[Begin INPUT RECORDS]
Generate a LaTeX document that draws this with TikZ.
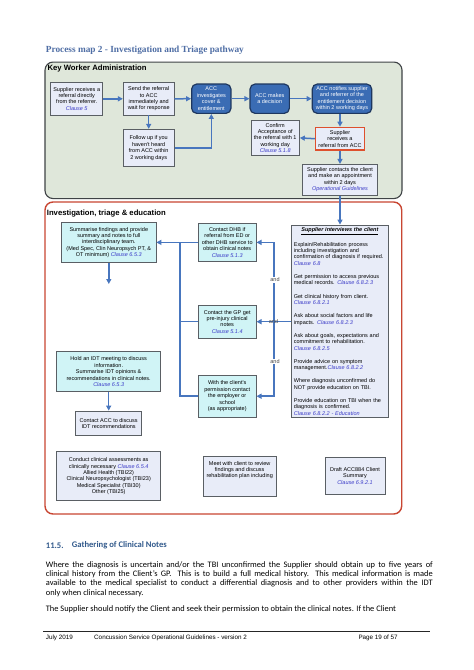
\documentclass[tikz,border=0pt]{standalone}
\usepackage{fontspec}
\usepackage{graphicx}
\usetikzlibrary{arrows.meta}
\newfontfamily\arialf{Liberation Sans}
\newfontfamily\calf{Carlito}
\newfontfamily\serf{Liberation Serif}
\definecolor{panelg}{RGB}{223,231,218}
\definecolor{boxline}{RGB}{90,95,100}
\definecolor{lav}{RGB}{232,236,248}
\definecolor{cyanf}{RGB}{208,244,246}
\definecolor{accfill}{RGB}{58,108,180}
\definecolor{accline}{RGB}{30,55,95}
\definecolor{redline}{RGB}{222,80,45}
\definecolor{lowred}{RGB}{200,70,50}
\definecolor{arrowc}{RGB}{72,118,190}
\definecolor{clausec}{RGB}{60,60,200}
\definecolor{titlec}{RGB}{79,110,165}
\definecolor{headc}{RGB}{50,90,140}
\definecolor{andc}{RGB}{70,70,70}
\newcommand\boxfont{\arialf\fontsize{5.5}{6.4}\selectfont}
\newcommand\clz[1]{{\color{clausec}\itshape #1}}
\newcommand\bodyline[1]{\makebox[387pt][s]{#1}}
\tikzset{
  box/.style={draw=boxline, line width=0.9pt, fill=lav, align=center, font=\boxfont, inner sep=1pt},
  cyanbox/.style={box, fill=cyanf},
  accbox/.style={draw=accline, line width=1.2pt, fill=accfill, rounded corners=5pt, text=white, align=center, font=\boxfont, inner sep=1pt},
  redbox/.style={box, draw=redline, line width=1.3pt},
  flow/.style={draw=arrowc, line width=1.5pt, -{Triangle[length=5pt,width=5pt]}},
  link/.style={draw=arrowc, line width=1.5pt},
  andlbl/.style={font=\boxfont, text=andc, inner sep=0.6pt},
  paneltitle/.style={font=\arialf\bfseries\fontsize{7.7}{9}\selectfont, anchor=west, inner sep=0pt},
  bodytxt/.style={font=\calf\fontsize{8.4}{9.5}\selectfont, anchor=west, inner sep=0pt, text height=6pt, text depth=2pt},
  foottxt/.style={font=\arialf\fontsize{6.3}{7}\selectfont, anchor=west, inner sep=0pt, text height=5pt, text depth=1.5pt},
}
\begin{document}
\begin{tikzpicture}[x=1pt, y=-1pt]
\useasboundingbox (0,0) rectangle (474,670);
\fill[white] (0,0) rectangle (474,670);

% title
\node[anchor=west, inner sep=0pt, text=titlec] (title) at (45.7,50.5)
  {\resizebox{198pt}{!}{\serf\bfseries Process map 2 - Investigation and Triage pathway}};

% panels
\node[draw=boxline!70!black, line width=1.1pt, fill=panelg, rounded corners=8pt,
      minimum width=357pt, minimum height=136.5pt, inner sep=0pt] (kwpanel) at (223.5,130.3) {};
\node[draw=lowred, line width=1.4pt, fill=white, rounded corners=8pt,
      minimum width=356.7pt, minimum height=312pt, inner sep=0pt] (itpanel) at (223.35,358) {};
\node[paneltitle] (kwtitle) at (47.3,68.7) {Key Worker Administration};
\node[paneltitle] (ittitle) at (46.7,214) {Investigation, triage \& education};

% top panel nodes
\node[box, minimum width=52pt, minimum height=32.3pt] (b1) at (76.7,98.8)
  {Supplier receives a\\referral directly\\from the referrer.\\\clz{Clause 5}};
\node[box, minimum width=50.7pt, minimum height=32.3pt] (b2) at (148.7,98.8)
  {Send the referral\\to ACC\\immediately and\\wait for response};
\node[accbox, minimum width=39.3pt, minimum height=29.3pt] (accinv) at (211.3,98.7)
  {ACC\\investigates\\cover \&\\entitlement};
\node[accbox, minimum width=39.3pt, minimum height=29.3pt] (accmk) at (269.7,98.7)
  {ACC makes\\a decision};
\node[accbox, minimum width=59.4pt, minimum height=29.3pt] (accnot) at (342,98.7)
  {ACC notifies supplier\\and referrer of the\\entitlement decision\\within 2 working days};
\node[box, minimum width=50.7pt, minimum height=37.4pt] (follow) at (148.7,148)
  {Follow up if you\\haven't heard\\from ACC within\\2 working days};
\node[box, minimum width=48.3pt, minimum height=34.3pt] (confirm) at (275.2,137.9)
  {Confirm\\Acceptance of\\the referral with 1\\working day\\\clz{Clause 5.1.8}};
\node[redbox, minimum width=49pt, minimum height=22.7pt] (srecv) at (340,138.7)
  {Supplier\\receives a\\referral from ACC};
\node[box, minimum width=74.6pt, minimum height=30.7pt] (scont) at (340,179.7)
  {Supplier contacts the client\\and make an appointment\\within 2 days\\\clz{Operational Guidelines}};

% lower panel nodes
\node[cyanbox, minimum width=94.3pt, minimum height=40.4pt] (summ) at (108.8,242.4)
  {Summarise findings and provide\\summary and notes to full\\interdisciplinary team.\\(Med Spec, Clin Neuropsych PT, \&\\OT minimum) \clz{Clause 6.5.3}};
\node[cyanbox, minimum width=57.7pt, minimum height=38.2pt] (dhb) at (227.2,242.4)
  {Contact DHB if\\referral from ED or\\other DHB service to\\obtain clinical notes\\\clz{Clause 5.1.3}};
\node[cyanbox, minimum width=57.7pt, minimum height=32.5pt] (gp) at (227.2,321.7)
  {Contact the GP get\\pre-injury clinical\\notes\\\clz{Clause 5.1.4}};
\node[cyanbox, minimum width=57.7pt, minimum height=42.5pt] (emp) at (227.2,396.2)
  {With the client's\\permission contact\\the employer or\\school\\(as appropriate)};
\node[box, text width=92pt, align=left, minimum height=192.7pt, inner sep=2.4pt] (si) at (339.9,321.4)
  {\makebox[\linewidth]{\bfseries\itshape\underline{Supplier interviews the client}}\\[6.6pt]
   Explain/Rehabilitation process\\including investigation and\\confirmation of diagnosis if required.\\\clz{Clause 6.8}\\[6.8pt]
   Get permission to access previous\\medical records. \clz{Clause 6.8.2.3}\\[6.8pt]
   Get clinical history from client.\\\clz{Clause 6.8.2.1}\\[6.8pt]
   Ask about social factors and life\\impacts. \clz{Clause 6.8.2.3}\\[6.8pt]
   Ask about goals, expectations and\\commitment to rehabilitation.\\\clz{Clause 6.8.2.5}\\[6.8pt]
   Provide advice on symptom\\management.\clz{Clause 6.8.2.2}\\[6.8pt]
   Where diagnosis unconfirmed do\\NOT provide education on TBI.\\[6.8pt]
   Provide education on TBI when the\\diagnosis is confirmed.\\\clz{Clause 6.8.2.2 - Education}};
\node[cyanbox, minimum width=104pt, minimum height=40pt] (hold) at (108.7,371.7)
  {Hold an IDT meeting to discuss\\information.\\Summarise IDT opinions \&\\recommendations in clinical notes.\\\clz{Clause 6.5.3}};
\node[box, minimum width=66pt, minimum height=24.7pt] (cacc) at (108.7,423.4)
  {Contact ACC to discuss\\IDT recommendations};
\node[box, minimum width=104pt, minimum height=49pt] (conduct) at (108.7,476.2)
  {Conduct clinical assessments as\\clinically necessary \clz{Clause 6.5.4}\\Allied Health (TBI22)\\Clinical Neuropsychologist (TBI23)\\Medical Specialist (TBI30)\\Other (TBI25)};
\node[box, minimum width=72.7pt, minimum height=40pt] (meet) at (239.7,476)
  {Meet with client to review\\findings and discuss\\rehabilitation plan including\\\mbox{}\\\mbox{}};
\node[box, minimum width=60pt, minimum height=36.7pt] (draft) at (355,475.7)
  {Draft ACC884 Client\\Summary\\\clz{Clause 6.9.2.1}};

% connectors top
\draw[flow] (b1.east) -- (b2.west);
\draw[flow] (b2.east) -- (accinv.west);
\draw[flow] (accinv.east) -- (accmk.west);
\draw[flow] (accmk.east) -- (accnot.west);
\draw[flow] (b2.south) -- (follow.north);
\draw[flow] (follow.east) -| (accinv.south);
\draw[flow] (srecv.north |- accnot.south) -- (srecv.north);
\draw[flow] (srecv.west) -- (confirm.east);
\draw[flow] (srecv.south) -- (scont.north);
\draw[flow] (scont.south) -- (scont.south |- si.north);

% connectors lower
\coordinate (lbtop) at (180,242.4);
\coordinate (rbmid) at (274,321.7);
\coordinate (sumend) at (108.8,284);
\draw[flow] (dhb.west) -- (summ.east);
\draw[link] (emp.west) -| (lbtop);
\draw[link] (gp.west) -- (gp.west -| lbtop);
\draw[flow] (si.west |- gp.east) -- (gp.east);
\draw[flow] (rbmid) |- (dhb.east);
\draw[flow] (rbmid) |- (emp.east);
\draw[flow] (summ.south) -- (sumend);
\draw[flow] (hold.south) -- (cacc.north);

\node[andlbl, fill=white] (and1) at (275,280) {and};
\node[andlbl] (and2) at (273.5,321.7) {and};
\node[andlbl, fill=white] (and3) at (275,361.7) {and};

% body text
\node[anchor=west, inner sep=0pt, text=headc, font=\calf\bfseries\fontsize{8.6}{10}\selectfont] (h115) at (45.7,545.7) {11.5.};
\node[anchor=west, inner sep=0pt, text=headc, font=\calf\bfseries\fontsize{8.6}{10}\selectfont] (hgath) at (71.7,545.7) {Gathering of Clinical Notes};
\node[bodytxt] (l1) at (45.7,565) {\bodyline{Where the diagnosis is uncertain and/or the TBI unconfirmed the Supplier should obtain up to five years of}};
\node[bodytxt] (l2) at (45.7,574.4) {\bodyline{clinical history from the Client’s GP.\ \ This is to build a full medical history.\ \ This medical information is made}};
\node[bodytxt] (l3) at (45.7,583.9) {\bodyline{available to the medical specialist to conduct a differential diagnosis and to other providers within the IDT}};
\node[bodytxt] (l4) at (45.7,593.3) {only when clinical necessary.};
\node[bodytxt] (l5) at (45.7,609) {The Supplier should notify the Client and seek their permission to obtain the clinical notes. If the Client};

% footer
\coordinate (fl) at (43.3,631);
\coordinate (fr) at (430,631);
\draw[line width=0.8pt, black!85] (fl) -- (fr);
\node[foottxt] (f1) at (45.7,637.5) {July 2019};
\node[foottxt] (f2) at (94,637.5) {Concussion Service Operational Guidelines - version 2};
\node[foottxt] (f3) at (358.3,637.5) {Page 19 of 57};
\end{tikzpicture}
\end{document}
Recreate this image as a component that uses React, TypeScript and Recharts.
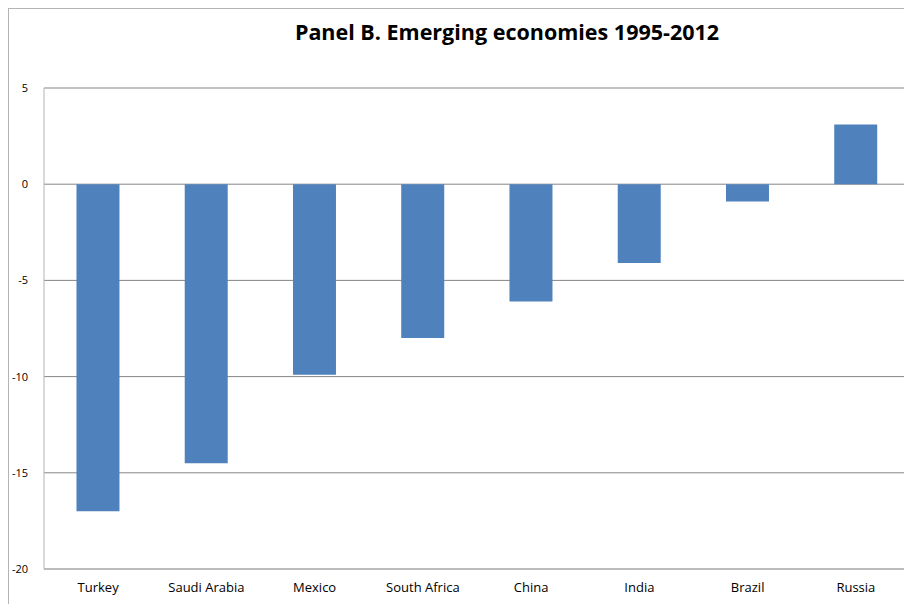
[End INPUT RECORDS]
Report how many lines in this data include the string "that", and nothing else.

- [RESULT OF THE TASK] 2